Fresno City College taps homegrown leaders to replace coaching legends
Fresno City College handed two marquee programs to alumni who know the standard: Josh Brown in football and David Santesteban in men’s soccer.

Fresno City College chose two former Rams to carry two of its most visible programs into a new era, betting that homegrown leadership can preserve a winning identity after Tony Caviglia and Eric Solberg stepped aside. The college introduced Josh Brown as head football coach and Dr. David Santesteban as head men’s soccer coach at a 3 p.m. press conference on May 26 on the soccer field.
The move mattered far beyond a routine coaching change. Caviglia retired after 27 years and left as the winningest coach in Fresno City College history, a standard that has shaped Ram football for decades. Brown inherits a program that FCC said was beginning its 78th football season in 2025 and was set up for Caviglia’s 26th year at the helm, with the final home game scheduled for Nov. 1, 2025 against College of the Sequoias at Ratcliffe Stadium and the chance at a 200th career win. Brown said he kept Caviglia’s staff intact and did not lose a single player to another junior college, giving the Rams an immediate measure of continuity as he takes over. He also pointed to Fresno-area recruiting as a selling point, saying local players arrive tough physically and mentally.

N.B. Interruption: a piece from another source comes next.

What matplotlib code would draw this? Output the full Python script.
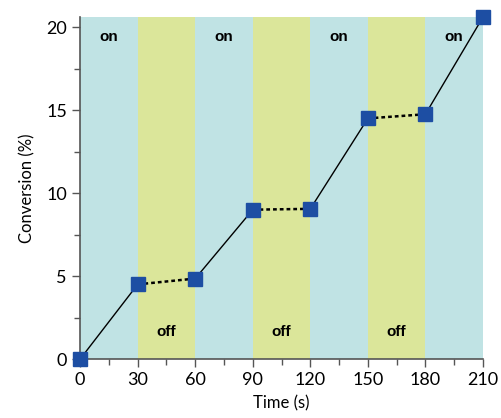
import matplotlib.pyplot as plt
import numpy as np

time_s = [0, 30, 60, 90, 120, 150, 180, 210]
conversion = [0.0, 4.5, 4.85, 9.0, 9.05, 14.5, 14.75, 20.6]
period_edges = [0, 30, 60, 90, 120, 150, 180, 210]
period_state = ["on", "off", "on", "off", "on", "off", "on"]

on_color = "#c0e3e4"
off_color = "#dbe69a"
marker_color = "#1d4ea3"

plt.rcParams['font.family'] = ['Lato', 'DejaVu Sans']

fig = plt.figure(figsize=(5.01, 4.18), dpi=100)
ax = fig.add_axes([0.160, 0.141, 0.804, 0.818])

# background bands
for i, state in enumerate(period_state):
    x0, x1 = period_edges[i], period_edges[i + 1]
    ax.axvspan(x0, x1, color=on_color if state == "on" else off_color, lw=0, zorder=0)
    mid = (x0 + x1) / 2
    if state == "on":
        ax.text(mid, 19.4, "on", ha="center", va="center", fontsize=11,
                fontweight="bold", family="Liberation Sans")
    else:
        ax.text(mid, 1.65, "off", ha="center", va="center", fontsize=11,
                fontweight="bold", family="Liberation Sans")

# segments: solid while light on, dotted while off
for i, state in enumerate(period_state):
    xs = time_s[i:i + 2]
    ys = conversion[i:i + 2]
    if state == "on":
        ax.plot(xs, ys, color="black", lw=1, zorder=2)
    else:
        ax.plot(xs, ys, color="black", lw=1.8, ls=(0, (1.5, 1.2)), zorder=2)

ax.plot(time_s, conversion, ls="none", marker="s", ms=9.5, color=marker_color,
        zorder=3, clip_on=False)

ax.set_xlim(0, 210)
ax.set_ylim(0, 20.6)
ax.set_xticks(np.arange(0, 211, 30))
ax.set_xticks(np.arange(15, 211, 30), minor=True)
ax.set_yticks([0, 5, 10, 15, 20])
ax.set_yticks(np.arange(2.5, 20.6, 5), minor=True)

for s in ["top", "right"]:
    ax.spines[s].set_visible(False)
for s in ["left", "bottom"]:
    ax.spines[s].set_color("#555555")
    ax.spines[s].set_linewidth(1.2)

ax.tick_params(which="both", direction="out", color="#555555", width=1)
ax.tick_params(which="major", length=6, labelsize=13)
ax.tick_params(which="minor", length=4)

ax.set_xlabel("Time (s)", fontsize=12, labelpad=5)
ax.set_ylabel("Conversion (%)", fontsize=12, labelpad=8)

fig.savefig("out.png", dpi=100)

Santesteban’s promotion carries a similar institutional weight. He played soccer at Fresno City before transferring to Fresno State, then spent years in the Valley sports landscape, including time as athletic director at Reedley College. He replaced Eric Solberg, who coached men’s soccer for 27 years after starting at FCC as Ron Scott’s assistant in 1989. Solberg’s résumé helped define the program’s reputation: United Soccer Coaches national coach of the year in 2016, state titles in 2017 and 2019, and a national staff of the year honor in 2019.
Athletic director Derrick Johnson framed both hires as more than sentimental reunions, calling them proven leaders with strong values and a passion for mentoring student-athletes. That matters at a college that fields 21 intercollegiate teams and describes itself as the first community college established in California. With Denise Whisenhunt as the institution’s 13th president, FCC is using two familiar faces to protect two of its clearest pipelines, from local high schools into junior college competition and, for some athletes, on to Fresno State and beyond.